Bab-Ilani (pop. c 120,000), the Great, the Gate of God: what city is like unto this great city? Clothed in fine linen and purple and scarlet and decked with stone and precious metal and pearls! Her slave-markets most eclectic; her spice markets most choice; her ziggurats most lofty, temples clad in lapis lazuli and alabaster where fragrant incense ceaselessly rises! The noble houses of Bab-Ilani vie in the lavishness of their feasts and in their intimate courts entertain strange counsellors, while astrologers, diviners and wizards ever refine the acuity of their speculations. The Hanging Gardens, a past lugal’s gift to a foreign wife, is a fevered dream made manifest, containing strange flora and weird beasts, and is an occasional amphitheatre for hunts of slaves or enemies of the king’s household.

Merodach-Baladan is called lugal in Bab-Ilani, King of Kings, King of the Four Quarters, King of Kish; but most power is exercised on his behalf by the Sage of the Assembly, for the king angered some god and as a result paws the palace-garden grounds in a state of bestial imbecility. Court wizard-priests have since developed a novel system of divination by which they calibrate the pitch of his howling whines to the putative will of the gods.

Kish (pop. c. 2500) is a dream-soaked village huddled in the remains of past glory.  A cadre of scholarly priests maintains The King List and the temple in which any hegemon of Sumer and Akkad must have the lugal Kish, the Kingship of Kish, conferred by the god.  Beyond the few scattered huts and temple complex lie the mouldering mounds of the greater city, including the tombs of the Great Lugals of Kish’s past. Kug-Bau the Alewife is the ruler of Kish.

Kutha (pop. c. 7,000): Nergal’s own terrible estate, site of the E-Mesalem, his shrine, an open maw to Erkalla, the Great City, the Land of No Return, Kurnugi, the Underworld where Ereshkigal wails. A haunt of necromancer-priests and mercenaries without hope.

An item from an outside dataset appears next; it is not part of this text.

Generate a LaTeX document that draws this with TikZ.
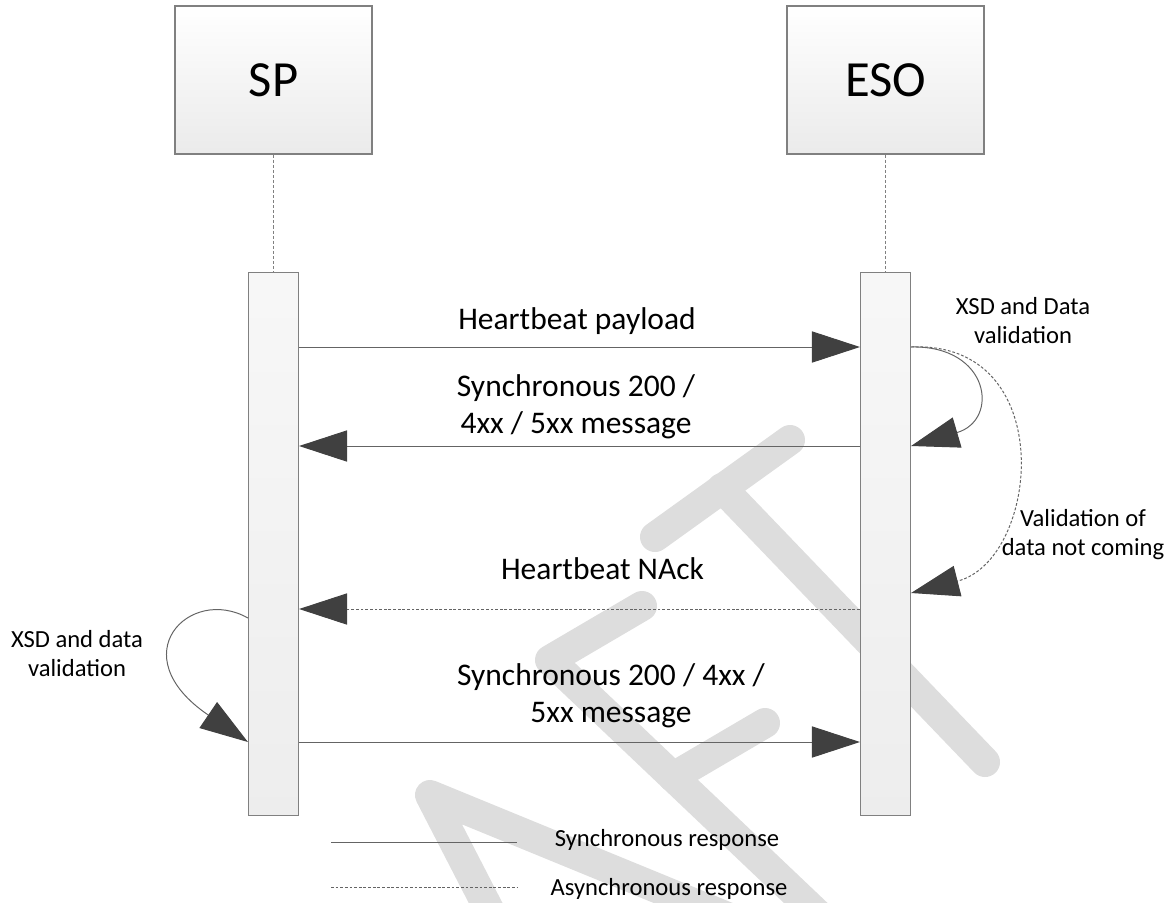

The Muriq-Tidnim (“Fender off of Tidnum”), a great Wall raised by Amar-Sin of Ur against the threat of marauding Martu nomads. The Wall, now collapsed along great stretches, runs north of Sippar from the Euphrates across the fringes of the alluvial plain to the banks of the Tigris; scattered settlements are huddled in its shadow, and along it are dotted fortresses, bastions and caravanserai abandoned or the refuge of bandits.

Igi-hursaga, a rambling, concentric fortress constructed by Ur-Nammu in defense of the cities of the plain against Amurru tribes, now the chaotic seat of Kara-hardash a bandit-warlord and his bands of mercenary nomads, Elamite assassins, and bestial Gutian henchcreatures.